From the mouth of the Ohio to the Gulf, the Mississippi flood plain covers 30,000 square miles. Over this area, sediment to an average depth of fifty feet has been laid down. In earlier times the river flooded this whole area, when freshets swelled its tributaries in the spring. The flood plain then became a sea, in the middle of which the river's current flowed swiftly. The slow-flowing water on each side of the main current let go of its burden of sediment and formed a double ridge. Between these two natural walls the main river flowed. When its level fell, two side streams, running parallel with the main river drained the flood plains on each side into the main tributaries to right and left. These natural walls deposited when the river was in flood are called levees. Each heavy flood builds them higher, and the bed of the stream rises by deposits of sediment. So it happens that the level of the river bed is higher than the level of its flood plain.

This is an interesting fact in geology. But the people who have taken possession of the rich flood plain of the Mississippi River, who have built their homes there, drained and cultivated the land, and built cities and towns on the areas reclaimed from swamps, recognize the elevation of the river bed as the greatest danger that threatens them. Suppose a flood should come. Even if it does not overflow the levees, it may break through the natural banks and thus overflow the cities and the farm lands to left and right.

Instead of living in constant fear of such a calamity, the people of the Mississippi flood plain have sought safety by making artificial levees, to make floods impossible. These are built upon the natural levees. As the river bed rises by the deposit of mud, the levees are built higher to contain the rising waters. No longer does the rich soil of the Mississippi flood plain receive layers of sediment from the river's overflow. The river very rarely breaks through a levee. The United States Government has spent great sums in walling in the river, and each state along its banks does its share toward paying for this self-protection.
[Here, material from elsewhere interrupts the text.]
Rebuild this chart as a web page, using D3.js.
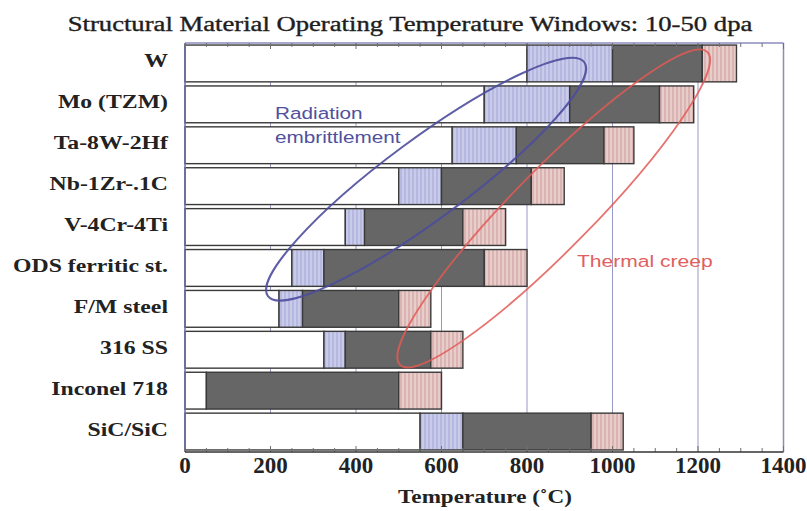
<!DOCTYPE html>
<html><head><meta charset="utf-8">
<script src="https://cdn.jsdelivr.net/npm/d3@7"></script>
<style>body{margin:0;background:#fff}svg{display:block}</style>
</head><body>
<svg id="c" width="807" height="511"></svg>
<script>
// ---- data ----
const materials = ["W","Mo (TZM)","Ta-8W-2Hf","Nb-1Zr-.1C","V-4Cr-4Ti","ODS ferritic st.","F/M steel","316 SS","Inconel 718","SiC/SiC"];
const embrittleLow  = [800, 700, 625, 500, 375, 250, 220, 325,  50, 550]; // start of lower uncertainty band
const embrittleHigh = [1000, 900, 775, 600, 420, 325, 275, 375, 50, 650]; // start of operating window
const creepLow      = [1210,1110, 980, 810, 650, 700, 500, 575, 500, 950]; // end of operating window
const creepHigh     = [1290,1190,1050, 887, 750, 800, 575, 650, 600,1025]; // end of upper uncertainty band
const xTicks = [0,200,400,600,800,1000,1200,1400];
const titleText = "Structural Material Operating Temperature Windows: 10-50 dpa";
const xTitle = "Temperature (˚C)";
const annotations = [
  {label:["Radiation","embrittlement"], from:[194,5.69], to:[934,-0.03]},
  {label:["Thermal creep"], from:[503,7.37], to:[1222,-0.28]}
];

// ---- layout ----
const svg = d3.select("#c");
const L=185, R=783.5, T=43, B=452;
const x = d3.scaleLinear().domain([0,1400]).range([L,R]);
const y = d3.scaleBand().domain(materials).range([T,B]).paddingInner(0.1).paddingOuter(0.05);
const yc = d3.scaleLinear().domain([0,materials.length-1]).range([y(materials[0])+y.bandwidth()/2, y(materials[materials.length-1])+y.bandwidth()/2]);

const defs = svg.append("defs");
function hatch(id,bg,line){
  const p = defs.append("pattern").attr("id",id).attr("patternUnits","userSpaceOnUse").attr("width",4).attr("height",4);
  p.append("rect").attr("width",4).attr("height",4).attr("fill",bg);
  p.append("line").attr("x1",1).attr("x2",1).attr("y1",0).attr("y2",4).attr("stroke",line).attr("stroke-width",1);
}
hatch("hb","#c9cbea","#a3a5d4");
hatch("hp","#e9cdcb","#c99c9a");

// gridlines
svg.append("g").selectAll("line").data(xTicks.filter(d=>d>0&&d<1400)).join("line")
  .attr("x1",d=>x(d)).attr("x2",d=>x(d)).attr("y1",T).attr("y2",B)
  .attr("stroke","#9898c6").attr("stroke-width",1);

// bars
const segs = [];
materials.forEach((m,i)=>{
  segs.push({m, x0:0, x1:embrittleLow[i], fill:"#ffffff"});
  segs.push({m, x0:embrittleLow[i], x1:embrittleHigh[i], fill:"url(#hb)"});
  segs.push({m, x0:embrittleHigh[i], x1:creepLow[i], fill:"#666666"});
  segs.push({m, x0:creepLow[i], x1:creepHigh[i], fill:"url(#hp)"});
});
svg.append("g").selectAll("rect").data(segs.filter(s=>s.x1>s.x0)).join("rect")
  .attr("x",d=>x(d.x0)).attr("width",d=>x(d.x1)-x(d.x0))
  .attr("y",d=>y(d.m)).attr("height",y.bandwidth())
  .attr("fill",d=>d.fill).attr("stroke","#3a3a3a").attr("stroke-width",1.4);

// frame & ticks
const minor = d3.range(0,1401,50);
svg.append("line").attr("x1",L).attr("x2",R).attr("y1",T).attr("y2",T).attr("stroke","#8c8cc0").attr("stroke-width",1.5);
svg.append("line").attr("x1",R).attr("x2",R).attr("y1",T).attr("y2",B).attr("stroke","#8c8cc0").attr("stroke-width",1.5);
svg.append("line").attr("x1",L).attr("x2",L).attr("y1",T).attr("y2",B).attr("stroke","#6e6eae").attr("stroke-width",1.5);
svg.append("g").selectAll("line").data(minor).join("line")
  .attr("x1",d=>x(d)).attr("x2",d=>x(d)).attr("y1",T).attr("y2",d=>T+(d%200===0?6:4))
  .attr("stroke","#707070").attr("stroke-width",1);
svg.append("g").selectAll("line").data(minor).join("line")
  .attr("x1",d=>x(d)).attr("x2",d=>x(d)).attr("y1",B).attr("y2",d=>B-(d%200===0?6:4))
  .attr("stroke","#707070").attr("stroke-width",1);
svg.append("line").attr("x1",L).attr("x2",R).attr("y1",B).attr("y2",B).attr("stroke","#333").attr("stroke-width",1.6);

// annotations (ellipses)
const ann = svg.append("g");
const annColors = ["#4d4d9c","#e25a55"];
annotations.forEach((a,k)=>{
  const x1=x(a.from[0]), y1=yc(a.from[1]), x2=x(a.to[0]), y2=yc(a.to[1]);
  const cx=(x1+x2)/2, cy=(y1+y2)/2, rx=Math.hypot(x2-x1,y2-y1)/2;
  const ang=Math.atan2(y2-y1,x2-x1)*180/Math.PI;
  ann.append("ellipse").attr("cx",0).attr("cy",0).attr("rx",rx).attr("ry",40)
    .attr("transform",`translate(${cx},${cy}) rotate(${ang})`)
    .attr("fill","none").attr("stroke",annColors[k]).attr("stroke-width",k?1.8:2).attr("opacity",k?0.85:0.9);
});

// text helper: draw stretched text
function stext(g, txt, tx, ty, opts){
  const gg = g.append("g").attr("transform",`translate(${tx},${ty})`);
  const t = gg.append("text").text(txt)
    .attr("font-family",opts.family||"'Liberation Serif','Times New Roman',serif")
    .attr("font-size",opts.size).attr("font-weight",opts.weight||"normal")
    .attr("fill",opts.fill||"#222").attr("text-anchor",opts.anchor||"start");
  if(opts.sw) t.attr("stroke",opts.fill||"#222").attr("stroke-width",opts.sw);
  let f = opts.stretch||1;
  if(opts.width){ f = opts.width / t.node().getComputedTextLength(); }
  t.attr("transform",`scale(${f},1)`);
  return f;
}
const tg = svg.append("g");
stext(tg, titleText, 410, 31, {size:20, width:685, anchor:"middle", fill:"#1e1e1e", sw:0.35});

// y labels
const yg = svg.append("g");
const probe = yg.append("text").text("ODS ferritic st.").attr("font-family","'Liberation Serif',serif").attr("font-size",18).attr("font-weight","bold");
const yf = 155/probe.node().getComputedTextLength(); probe.remove();
materials.forEach(m=>{
  stext(yg, m, 168, y(m)+y.bandwidth()/2+4, {size:18, weight:"bold", anchor:"end", stretch:yf, fill:"#222"});
});

// x tick labels
const xg = svg.append("g");
xTicks.forEach(d=>{ stext(xg, String(d), x(d), 473, {size:23, weight:"bold", anchor:"middle", stretch:1, fill:"#222"}); });
stext(xg, xTitle, 485, 503, {size:19, weight:"bold", anchor:"middle", width:174, fill:"#222"});

// annotation labels
const sans = "'Liberation Sans',Arial,sans-serif";
stext(ann, annotations[0].label[0], 275, 119, {family:sans, size:17, stretch:1.22, fill:"#50509e"});
stext(ann, annotations[0].label[1], 275, 143, {family:sans, size:17, stretch:1.22, fill:"#50509e"});
stext(ann, annotations[1].label[0], 577, 267, {family:sans, size:17, stretch:1.24, fill:"#e06060"});
</script>
</body></html>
By means of jetties the river's current is directed into a straightened course, and its power is expended upon the work of deepening its own channel and carrying its sediment to the Gulf. Much as the river has been forced to do in cleaning its own main channel, dredging is needed at various harbours to keep the river deep enough for navigation. The forests of the mountain slopes in Colorado are being slaughtered, and the headwaters of the Missouri are carrying more and more rocky débris to choke the current of the Mississippi. Colorado soil is stolen to build land in the vast delta, which is pushing out into the Gulf at the rate of six miles in a century—a mile in every sixteen years. The Mississippi delta measures 14,000 square miles. With the continued denuding of mountain slopes, we shall expect the rate of delta growth to be greatly increased, until reforesting checks the destructive work of wind and water.


THE MAKING OF MOUNTAINS

The gradual thickening and shrinking of the earth's crust as it cools have made the wrinkles we call mountain systems. Through millions of years the globe has been giving off heat to the cold sky spaces through which it swings in its orbit around the sun. The cooling caused the contraction of the outer layer to fit the shrinking of the mass. When a plump peach dries on its pit, the skin wrinkles down to fit the dried flesh. The fruit shrinks by loss of water, just as the face of an old person shrinks by loss of fat. The skin becomes wrinkled in both cases.

The weakest places in the earth's crust were the places to crumple, because they could not resist the lateral pressure that was exerted by the shrinking process. Along the shores of the ancient seas the rivers piled great burdens of sediment. This caused the thin crust to sink and to become a basin alongside of a ridge. The wearing away of the land in certain places lightened and weakened the crust at these places, so that it bent upward in a ridge.

Perhaps the first wrinkles were not very high and deep. The gradual cooling must have exerted continued pressure, and the wrinkles have become larger. It is not likely that new wrinkles would be formed as long as the old ones would crumple and draw up into narrower, steeper slopes, in response to the lateral crushing.

We can imagine those first mountains rising as folds under the sea. Gradually their bases were narrowed, and their crests lifted out of the water. They rose as long, narrow islands, and grew in size as time went on.